A Few Thoughts About Capitalism and Inequality 

Recently I was doing a pre-interview for a panel discussion on an international radio program. The topic was supposed to center around the importance of economic growth. But it quickly became clear to me that the interviewer didn’t really care all that much about economic growth, its benefits, and how to get more of it. Instead, they mostly wanted to talk about everything they disliked about America, from the healthcare system to homelessness to income inequality. They seemed stunned that I preferred the American free enterprise system to the economic system of any other country. Not even Scandinavia! 

Had I not finally complained that we were in the 22nd minute of what was supposed to be a 10-minute interview, I am sure we would have gotten around to discussing the Iraq War, the role of the CIA in the 1973 Chilean coup d’état, and the slaveholding of Founding Fathers. Enough was enough. 

But let’s focus on one of those many criticisms: income inequality. First of all, no supporter of market capitalism suggests it’s meant to produce equal outcomes—or that we should always prefer the unequal outcomes that result. As I pointed out to the foreign radio producer, the US has a pretty extensive tax-and-transfer system. Beyond that, what is the right level of inequality? Is it a bit less than the current US situation or a lot less? I am guessing that if the US GINI index number were at its lower 1991 level than its current level, the inequality alarmists would sound just as alarming.

Second, the income inequality alarmists have failed to notice that inequality seems to have stabilized for now. As AEI economist Michael Strain notes in his wonderful 2020 book The American Dream Is Not Dead: (But Populism Could Kill It): “Between 2007 and 2019, the ratio of the 90th percentile of weekly earnings to the 10th percentile—a more conceptually straightforward measure of the rich-poor gap—increased by only 1 percent. So even if you believe that income inequality is one of the most serious challenges facing the United States, at least over the past decade or so, there seems to be a lot more heat than light.”
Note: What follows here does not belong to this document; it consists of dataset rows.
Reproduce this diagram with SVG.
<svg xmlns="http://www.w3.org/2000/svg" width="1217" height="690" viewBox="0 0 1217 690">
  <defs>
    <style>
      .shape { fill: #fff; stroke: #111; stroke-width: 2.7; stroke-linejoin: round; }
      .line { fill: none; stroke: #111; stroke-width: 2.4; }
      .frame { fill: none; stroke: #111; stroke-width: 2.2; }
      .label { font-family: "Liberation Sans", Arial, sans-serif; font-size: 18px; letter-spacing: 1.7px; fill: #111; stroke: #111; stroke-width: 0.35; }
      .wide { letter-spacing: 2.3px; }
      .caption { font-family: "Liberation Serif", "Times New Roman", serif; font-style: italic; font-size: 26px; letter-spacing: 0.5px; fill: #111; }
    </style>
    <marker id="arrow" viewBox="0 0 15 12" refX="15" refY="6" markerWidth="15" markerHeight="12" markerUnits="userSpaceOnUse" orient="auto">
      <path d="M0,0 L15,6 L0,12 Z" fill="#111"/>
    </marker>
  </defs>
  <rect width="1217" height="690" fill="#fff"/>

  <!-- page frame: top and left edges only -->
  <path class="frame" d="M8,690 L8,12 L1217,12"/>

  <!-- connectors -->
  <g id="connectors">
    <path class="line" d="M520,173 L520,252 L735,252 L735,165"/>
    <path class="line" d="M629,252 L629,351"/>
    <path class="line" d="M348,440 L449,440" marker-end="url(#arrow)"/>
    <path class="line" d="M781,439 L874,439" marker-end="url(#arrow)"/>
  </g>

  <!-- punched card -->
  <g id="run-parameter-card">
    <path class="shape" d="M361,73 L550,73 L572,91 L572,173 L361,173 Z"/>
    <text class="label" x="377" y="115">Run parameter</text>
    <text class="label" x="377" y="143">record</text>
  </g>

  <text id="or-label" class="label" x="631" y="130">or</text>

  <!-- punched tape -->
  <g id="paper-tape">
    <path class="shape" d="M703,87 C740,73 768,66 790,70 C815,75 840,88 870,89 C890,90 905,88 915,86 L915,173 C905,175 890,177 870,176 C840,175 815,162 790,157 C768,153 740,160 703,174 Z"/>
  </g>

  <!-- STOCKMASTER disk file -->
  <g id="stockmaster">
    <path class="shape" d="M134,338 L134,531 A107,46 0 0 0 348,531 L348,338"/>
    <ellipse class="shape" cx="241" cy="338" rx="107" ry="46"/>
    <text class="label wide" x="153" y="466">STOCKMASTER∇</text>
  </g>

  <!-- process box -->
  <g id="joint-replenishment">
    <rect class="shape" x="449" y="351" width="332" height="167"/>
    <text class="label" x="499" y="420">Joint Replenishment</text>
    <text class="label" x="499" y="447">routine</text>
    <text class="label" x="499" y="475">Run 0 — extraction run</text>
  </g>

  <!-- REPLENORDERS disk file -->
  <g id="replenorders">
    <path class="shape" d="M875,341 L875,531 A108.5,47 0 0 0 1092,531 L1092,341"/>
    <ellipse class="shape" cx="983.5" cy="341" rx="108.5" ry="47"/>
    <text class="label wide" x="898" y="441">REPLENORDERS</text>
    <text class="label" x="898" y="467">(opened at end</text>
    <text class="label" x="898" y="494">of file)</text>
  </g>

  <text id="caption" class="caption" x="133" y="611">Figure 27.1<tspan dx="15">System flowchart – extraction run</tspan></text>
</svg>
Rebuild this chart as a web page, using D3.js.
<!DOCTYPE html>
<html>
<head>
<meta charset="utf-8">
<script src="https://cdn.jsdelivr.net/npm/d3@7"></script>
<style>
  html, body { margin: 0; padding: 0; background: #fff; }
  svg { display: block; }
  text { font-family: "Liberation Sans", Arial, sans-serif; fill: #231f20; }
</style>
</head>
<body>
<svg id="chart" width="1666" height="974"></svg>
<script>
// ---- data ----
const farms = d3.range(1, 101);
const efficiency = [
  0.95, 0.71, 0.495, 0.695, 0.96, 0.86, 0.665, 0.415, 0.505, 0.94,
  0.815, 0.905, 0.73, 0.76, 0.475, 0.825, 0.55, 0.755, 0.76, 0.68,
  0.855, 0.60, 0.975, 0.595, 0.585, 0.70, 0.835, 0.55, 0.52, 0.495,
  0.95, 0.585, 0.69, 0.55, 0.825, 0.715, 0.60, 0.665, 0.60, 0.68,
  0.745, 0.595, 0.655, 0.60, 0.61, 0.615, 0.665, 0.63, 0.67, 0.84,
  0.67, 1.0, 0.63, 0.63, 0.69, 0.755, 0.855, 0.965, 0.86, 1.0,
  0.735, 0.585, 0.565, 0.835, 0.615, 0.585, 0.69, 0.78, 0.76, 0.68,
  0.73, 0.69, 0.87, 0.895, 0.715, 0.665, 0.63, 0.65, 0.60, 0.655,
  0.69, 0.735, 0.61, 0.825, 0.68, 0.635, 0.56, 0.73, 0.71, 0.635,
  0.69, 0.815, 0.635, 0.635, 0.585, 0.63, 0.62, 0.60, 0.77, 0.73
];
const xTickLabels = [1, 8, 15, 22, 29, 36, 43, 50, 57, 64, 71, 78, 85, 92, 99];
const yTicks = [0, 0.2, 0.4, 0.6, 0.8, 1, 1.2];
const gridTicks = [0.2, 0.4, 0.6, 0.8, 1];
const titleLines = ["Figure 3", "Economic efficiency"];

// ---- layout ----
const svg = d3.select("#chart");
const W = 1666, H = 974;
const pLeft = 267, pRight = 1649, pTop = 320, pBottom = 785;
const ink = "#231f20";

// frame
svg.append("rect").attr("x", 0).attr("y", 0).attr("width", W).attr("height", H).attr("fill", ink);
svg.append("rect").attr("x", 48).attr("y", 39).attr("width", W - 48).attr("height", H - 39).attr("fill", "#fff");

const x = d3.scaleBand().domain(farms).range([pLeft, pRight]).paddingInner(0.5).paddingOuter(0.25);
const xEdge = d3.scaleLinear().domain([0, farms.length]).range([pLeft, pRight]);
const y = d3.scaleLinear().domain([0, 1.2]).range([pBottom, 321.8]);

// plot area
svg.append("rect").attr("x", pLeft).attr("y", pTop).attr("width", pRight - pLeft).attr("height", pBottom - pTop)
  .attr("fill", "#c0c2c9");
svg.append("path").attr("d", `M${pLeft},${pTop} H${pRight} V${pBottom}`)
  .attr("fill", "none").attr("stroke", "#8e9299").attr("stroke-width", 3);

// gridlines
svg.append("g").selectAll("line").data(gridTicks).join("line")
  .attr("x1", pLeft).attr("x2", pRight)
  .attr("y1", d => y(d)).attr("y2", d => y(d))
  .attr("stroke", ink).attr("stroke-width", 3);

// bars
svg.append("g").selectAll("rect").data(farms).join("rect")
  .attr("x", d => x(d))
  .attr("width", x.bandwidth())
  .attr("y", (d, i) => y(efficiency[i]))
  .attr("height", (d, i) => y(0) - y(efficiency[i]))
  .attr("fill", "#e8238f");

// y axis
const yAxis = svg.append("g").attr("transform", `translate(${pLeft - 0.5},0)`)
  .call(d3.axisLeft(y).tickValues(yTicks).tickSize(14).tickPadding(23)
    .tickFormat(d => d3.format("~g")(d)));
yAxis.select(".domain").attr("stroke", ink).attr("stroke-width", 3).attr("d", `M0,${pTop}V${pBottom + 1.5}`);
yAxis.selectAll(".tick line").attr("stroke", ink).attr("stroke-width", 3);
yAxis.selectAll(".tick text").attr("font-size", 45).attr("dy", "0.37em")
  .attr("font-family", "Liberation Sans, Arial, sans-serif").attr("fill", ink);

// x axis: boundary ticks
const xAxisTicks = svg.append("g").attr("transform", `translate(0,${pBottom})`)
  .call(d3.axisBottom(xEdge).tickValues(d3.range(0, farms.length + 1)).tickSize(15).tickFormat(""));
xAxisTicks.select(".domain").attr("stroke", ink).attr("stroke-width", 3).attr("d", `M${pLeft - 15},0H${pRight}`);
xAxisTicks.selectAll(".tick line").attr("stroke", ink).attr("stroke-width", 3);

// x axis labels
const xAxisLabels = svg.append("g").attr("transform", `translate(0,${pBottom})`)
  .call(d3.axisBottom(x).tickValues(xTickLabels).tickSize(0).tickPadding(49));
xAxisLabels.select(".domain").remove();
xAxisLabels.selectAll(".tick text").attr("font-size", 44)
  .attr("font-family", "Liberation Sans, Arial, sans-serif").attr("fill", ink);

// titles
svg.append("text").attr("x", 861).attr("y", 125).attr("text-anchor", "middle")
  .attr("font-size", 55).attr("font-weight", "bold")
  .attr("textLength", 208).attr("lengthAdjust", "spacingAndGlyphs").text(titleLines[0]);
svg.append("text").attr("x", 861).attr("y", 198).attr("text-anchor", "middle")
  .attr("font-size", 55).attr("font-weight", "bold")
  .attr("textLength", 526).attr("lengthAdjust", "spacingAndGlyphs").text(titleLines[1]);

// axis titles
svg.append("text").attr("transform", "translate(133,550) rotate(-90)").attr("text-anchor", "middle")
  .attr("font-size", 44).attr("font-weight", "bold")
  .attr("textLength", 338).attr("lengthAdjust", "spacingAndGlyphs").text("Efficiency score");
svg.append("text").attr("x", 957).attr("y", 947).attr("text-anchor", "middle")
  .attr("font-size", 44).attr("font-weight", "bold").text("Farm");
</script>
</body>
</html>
Third, many inequality worries seem to care little about how Americans get rich, even the superrich. “All billionaires are a policy error,” supposedly, even if they got that way by starting and growing businesses that provide highly valued goods and services. I really don’t know what to make of these critics with the iPhones in their pockets and the Amazon boxes on their doorsteps.

Also consider: America’s competitive capitalism may be a factor in the success of Nordic cozy capitalism. As economists Daron Acemoglu, James A. Robinson, and Thierry Verdier explain in their new paper “Can’t We All Be More Like Scandinavians?”:

We cannot all be like the Scandinavians, because Scandinavian capitalism depends in part on the knowledge spillovers created by the more cutthroat American capitalism. . . . Some countries will opt for a type of cutthroat capitalism that generates greater inequality and more innovation and will become the technology leaders, while others will free-ride on the cutthroat incentives of the leaders and choose a more cuddly form of capitalism.

Sounds like a great subject for a radio show!